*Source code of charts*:
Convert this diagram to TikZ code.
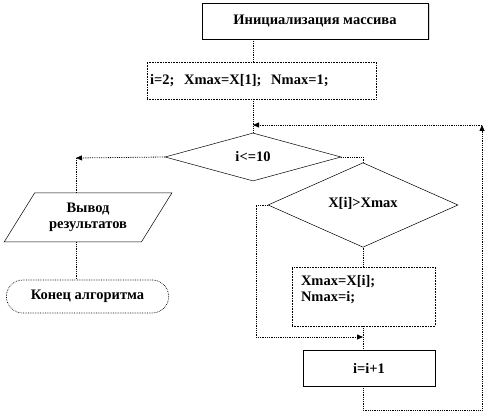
\documentclass[tikz,border=0pt]{standalone}
\usepackage{fontspec}
\setmainfont{Liberation Serif}
\usetikzlibrary{positioning, arrows.meta, shapes.geometric, shapes.misc, shadows}
\newcommand{\labfont}{\bfseries\fontsize{14.5}{16.5}\selectfont}

\begin{document}
\begin{tikzpicture}[x=1pt, y=-1pt,
          box/.style={draw, line width=0.6pt, inner sep=3pt, font=\labfont},
          dbox/.style={box, densely dotted},
          cond/.style={draw, diamond, inner sep=0pt, line width=0.5pt, font=\labfont},
          io/.style={draw, trapezium, trapezium left angle=56, trapezium right angle=124,
                     trapezium stretches=true, align=center, line width=0.5pt, font=\labfont},
          term/.style={draw, rounded rectangle, densely dotted, line width=0.7pt, font=\labfont},
          line/.style={densely dotted, line width=0.8pt},
          arr/.style={line, -{Triangle[length=6pt, width=5pt]}}
        ]
        \useasboundingbox (0,0) rectangle (489,411);

        \node[box, minimum width=226pt, minimum height=36pt,
              drop shadow={shadow xshift=1.5pt, shadow yshift=-1.5pt, fill=gray!60}, fill=white]
              (init) at (315,21) {Инициализация массива};
        \node[dbox, minimum width=229pt, minimum height=37pt, text width=223pt, align=left]
              (setup) at (261.5,80.5) {i=2;\ \ Xmax=X[1];\ \ Nmax=1;};
        \node[cond, minimum width=176pt, minimum height=48pt] (check) at (253,157) {i<=10};
        \node[cond, minimum width=190pt, minimum height=71pt] (cmp) at (363,205)
              {\raisebox{5pt}{X[i]>Xmax}};
        \node[io, minimum width=168pt, minimum height=49pt]
              (out) at (88,217.5) {Вывод\\результатов};
        \node[term, minimum width=169pt, minimum height=33pt]
              (fin) at (87.5,296.5) {Конец алгоритма};
        \node[dbox, minimum width=143pt, minimum height=59pt, inner xsep=9pt,
              text width=125pt, align=left]
              (upd) at (363.5,296.5) {Xmax=X[i];\\Nmax=i;\\\mbox{}};
        \node[box, minimum width=132pt, minimum height=36pt] (inc) at (369,368) {i=i+1};

        \coordinate (lturn) at (76,158);
        \coordinate (skip)  at (256,337);
        \coordinate (join)  at (363,337);
        \coordinate (bot)   at (482,410);
        \coordinate (loop)  at (482,125);

        \draw[line] (check |- init.south) -- (check |- setup.north);
        \draw[line] (check |- setup.south) -- (check.north);
        \draw[arr]  (check.west) -- (lturn);
        \draw[line] (lturn) -- (lturn |- out.north);
        \draw[line] (lturn |- out.south) -- (lturn |- fin.north);
        \draw[line] (check.east) -| (cmp.north);
        \draw[line] (cmp.south) -- (cmp.south |- upd.north);
        % no branch: around the assignment box
        \draw[arr]  (cmp.west) -| (skip) -- (join);
        \draw[line] (cmp.south |- upd.south) -- (cmp.south |- inc.north);
        % back to the loop condition
        \draw[arr]  (cmp.south |- inc.south) |- (bot) -- (loop);
        \draw[arr]  (loop) -- (check |- loop);
      \end{tikzpicture}
\end{document}
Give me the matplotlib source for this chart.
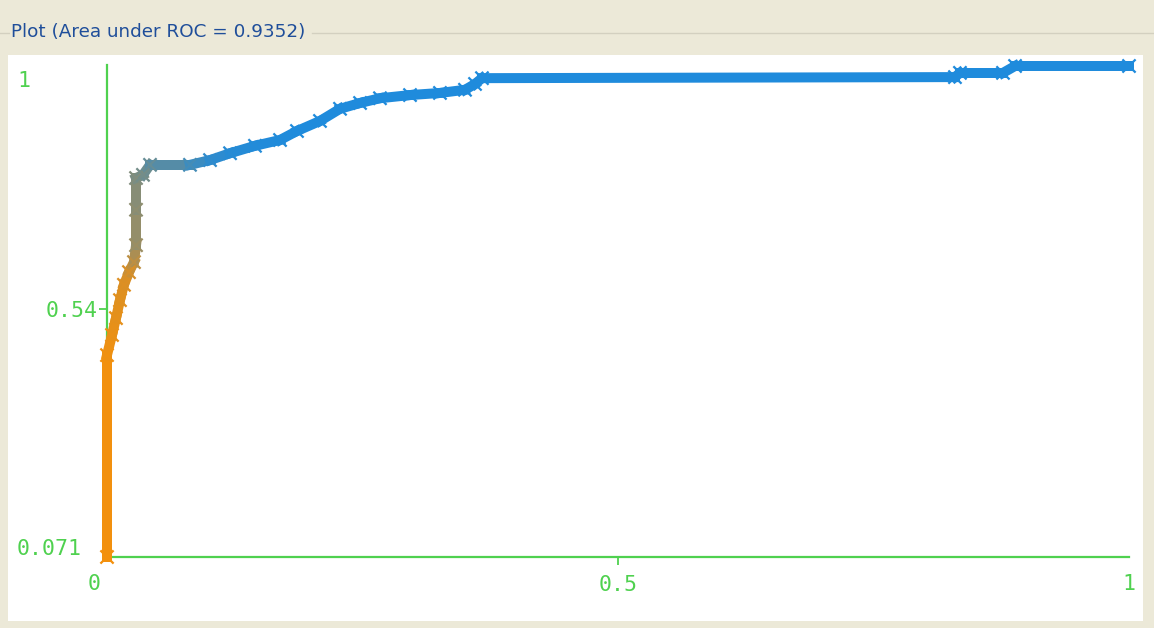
import numpy as np
import matplotlib
matplotlib.use("Agg")
import matplotlib.pyplot as plt
from matplotlib.collections import LineCollection
from matplotlib.patches import Rectangle
from matplotlib.lines import Line2D
from matplotlib.colors import LinearSegmentedColormap

# ---------------- data ----------------
title = "Plot (Area under ROC = 0.9352)"
x_ticks = [0.5]
x_tick_labels = ["0.5"]
y_ticks = [0.54]
y_tick_labels = ["0.54"]
x_range = (0.0, 1.0)
y_range = (0.071, 1.0)

fpr = [0.0, 0.0, 0.0049, 0.0088, 0.0127, 0.0166, 0.0215, 0.0264, 0.0284,
       0.0284, 0.0284, 0.0352, 0.0421, 0.0812, 0.1008, 0.1204, 0.1448,
       0.1693, 0.1859, 0.2084, 0.2280, 0.2476, 0.2671, 0.2965, 0.3258,
       0.3503, 0.3601, 0.3669, 0.8297, 0.8346, 0.8767, 0.8885, 1.0]
tpr = [0.071, 0.453, 0.491, 0.523, 0.557, 0.586, 0.610, 0.629, 0.661,
       0.728, 0.788, 0.794, 0.813, 0.813, 0.822, 0.835, 0.849,
       0.860, 0.877, 0.896, 0.919, 0.930, 0.939, 0.945, 0.949,
       0.955, 0.966, 0.977, 0.979, 0.987, 0.987, 1.0, 1.0]
threshold = [1.0, 0.98, 0.95, 0.93, 0.91, 0.89, 0.86, 0.74, 0.58,
             0.52, 0.46, 0.40, 0.33, 0.18, 0.08, 0.04, 0.02,
             0.01, 0.0, 0.0, 0.0, 0.0, 0.0, 0.0, 0.0,
             0.0, 0.0, 0.0, 0.0, 0.0, 0.0, 0.0, 0.0]

# ---------------- styling ----------------
W, H = 1154, 628
BG = "#ece9d8"
GREEN = "#4fd14f"
TITLE_C = "#1f4e9a"
cmap = LinearSegmentedColormap.from_list("weka", ["#1f8bdc", "#f4900c"])

fig = plt.figure(figsize=(W / 100, H / 100), dpi=100, facecolor=BG)

def px(x):
    return x / W

def py(y):
    return 1 - y / H

# white panel
fig.add_artist(Rectangle((px(8), py(621)), px(1143) - px(8), py(55) - py(621),
                         transform=fig.transFigure, facecolor="white",
                         edgecolor="none", zorder=0))
# group-box line and title
fig.add_artist(Line2D([px(0), px(9)], [py(33), py(33)], transform=fig.transFigure,
                      color="#d3d0c0", lw=1))
fig.add_artist(Line2D([px(312), px(1154)], [py(33), py(33)], transform=fig.transFigure,
                      color="#d3d0c0", lw=1))
fig.text(px(11), py(32), title, color=TITLE_C, fontsize=13.2,
         family="DejaVu Sans", va="center", ha="left")

ax = fig.add_axes([px(107), py(557), px(1129) - px(107), py(66) - py(557)])
ax.set_facecolor("none")
ax.set_xlim(*x_range)
ax.set_ylim(*y_range)
for s in ("top", "right"):
    ax.spines[s].set_visible(False)
for s in ("left", "bottom"):
    ax.spines[s].set_color(GREEN)
    ax.spines[s].set_linewidth(1.6)
ax.spines["left"].set_bounds(y_range[0], 1.002)

ax.set_xticks(x_ticks)
ax.set_xticklabels(x_tick_labels)
ax.set_yticks(y_ticks)
ax.set_yticklabels(y_tick_labels)
ax.tick_params(axis="both", direction="out", length=6, width=1.3, color=GREEN,
               labelcolor=GREEN, labelsize=15.5)
ax.tick_params(axis="x", pad=7)
ax.tick_params(axis="y", pad=1)
for lab in ax.get_xticklabels() + ax.get_yticklabels():
    lab.set_family("DejaVu Sans Mono")

# end labels without tick marks
lab_kw = dict(color=GREEN, fontsize=15.5, family="DejaVu Sans Mono",
              textcoords="offset pixels", annotation_clip=False)
ax.annotate("0", xy=(x_range[0], y_range[0]), xycoords="data", xytext=(-13, -27),
            ha="center", va="center", **lab_kw)
ax.annotate("1", xy=(x_range[1], y_range[0]), xycoords="data", xytext=(0, -27),
            ha="center", va="center", **lab_kw)
ax.annotate("1", xy=(x_range[0], y_range[1]), xycoords="data", xytext=(-90, -15),
            ha="left", va="center", **lab_kw)
ax.annotate("0.071", xy=(x_range[0], y_range[0]), xycoords="data", xytext=(-90, 8),
            ha="left", va="center", **lab_kw)

# ROC curve coloured by threshold
pts = np.column_stack([fpr, tpr])
segs = np.stack([pts[:-1], pts[1:]], axis=1)
thr = np.asarray(threshold)
seg_c = cmap((thr[:-1] + thr[1:]) / 2)
lc = LineCollection(segs, colors=seg_c, linewidths=7.2, capstyle="projecting",
                    joinstyle="miter", zorder=5, clip_on=False)
ax.add_collection(lc)
ax.scatter(fpr, tpr, marker="x", s=90, c=cmap(thr), linewidths=1.6, zorder=6,
           clip_on=False)

fig.savefig("out.png", dpi=100, facecolor=BG)
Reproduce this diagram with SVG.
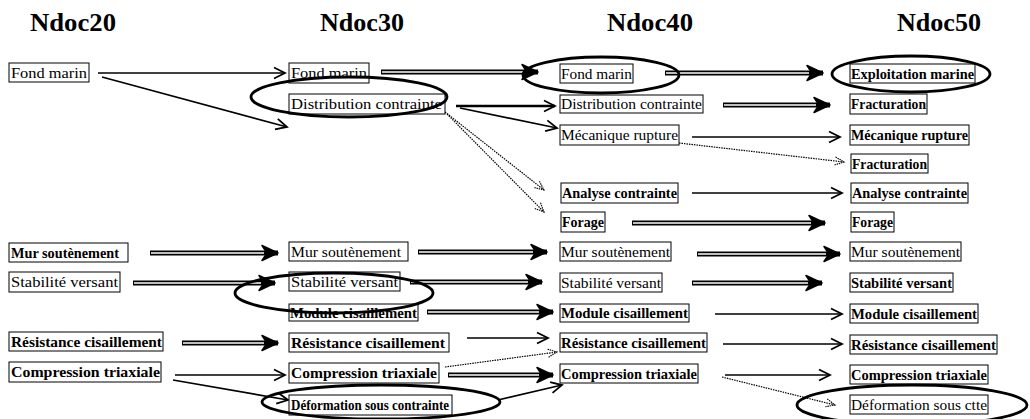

*OBJECTIVE*: Write out the lines running from the one that contains "Give me the matplotlib source for this chart." through the one that contains "from matplotlib.colors import", ends included, and nothing else. Pictures stay out of the copy.

*COMPLETE OUTPUT*:
Give me the matplotlib source for this chart.
import numpy as np
import matplotlib
matplotlib.use("Agg")
import matplotlib.pyplot as plt
from matplotlib.collections import LineCollection
from matplotlib.patches import Rectangle
from matplotlib.lines import Line2D
from matplotlib.colors import LinearSegmentedColormap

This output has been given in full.